Let us take an example, A = [a,\ b,\ c]

The subsequences of A with their PooPoo sum are:

[a] : (a)^2 = a^2
[b] : (b)^2 = b^2
[c] : (c)^2 = c^2
[a, b] : (a - b)^2 = a^2 + b^2 - 2ab
[a, c] : (a - c)^2 = a^2 + c^2 - 2ac
[b, c] : (b - c)^2 = b^2 + c^2 - 2bc
[a, b, c] : (a - b + c)^2 = a^2 + b^2 + c^2 + 2(-ab - bc + ac)

If we add them, we get :- 4[(a^2 + b^2 + c^2)\ -\ (ab + bc)]

For 4 elements, we get :- 8[(a^2 + b^2 + c^2 + d^2)\ -\ (ab + bc + cd)]

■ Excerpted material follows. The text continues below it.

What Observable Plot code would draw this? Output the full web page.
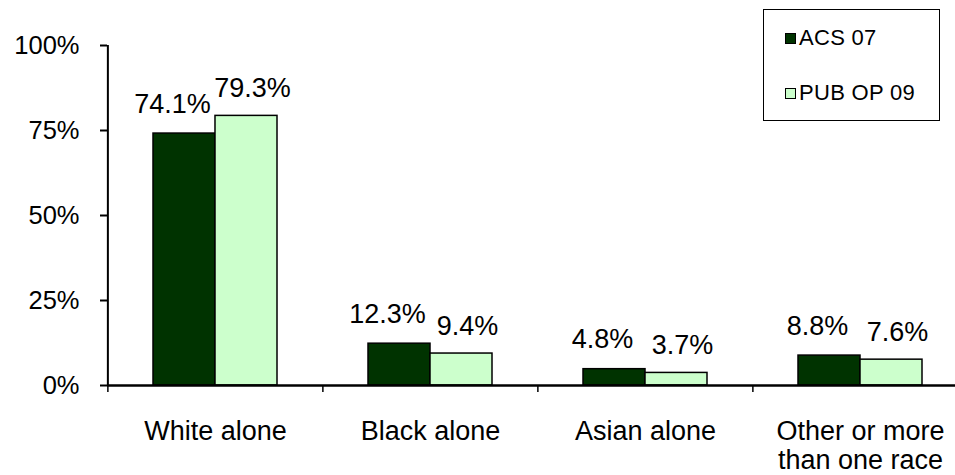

As you would have guessed from the pattern, the answer for array A of n elements is:

2^{n-1}\ \Big(\ \sum_{i\ =\ 1}^{n}\ A_i^2\ - \sum_{i\ =\ 1}^{n-1}\ A_i * A_{i+1}\ \Big)

Now the question reduces to the following:

For a given range [L,\ R], find the sum of squares of the elements and the sum of the product of adjacent elements, along with point updates.

The above operations deal with range sums and point updates and hence can be solved by using Segment Trees or Binary Indexed Trees (BIT) / Fenwick Tree.

Here are my codes:

Using Segment Tree: https://www.codechef.com/viewsolution/15108856

Using Fenwick Tree: https://www.codechef.com/viewsolution/15112212

To keep things separate, I’ve used one tree to store the sum of squares of elements and the other to store the sum of the product of adjacent elements.

5 Likes
4

Thank u so much :slight_smile:

1 Like
5

@ramini If you are searching for a solution to Always Late, just look at @rns_kjch 's solution. It is very intuitive and easy to understand.

P.S.: Sorry, I didn’t know how to comment on an answer :).

6

Can we solve this problem with square root decomposition?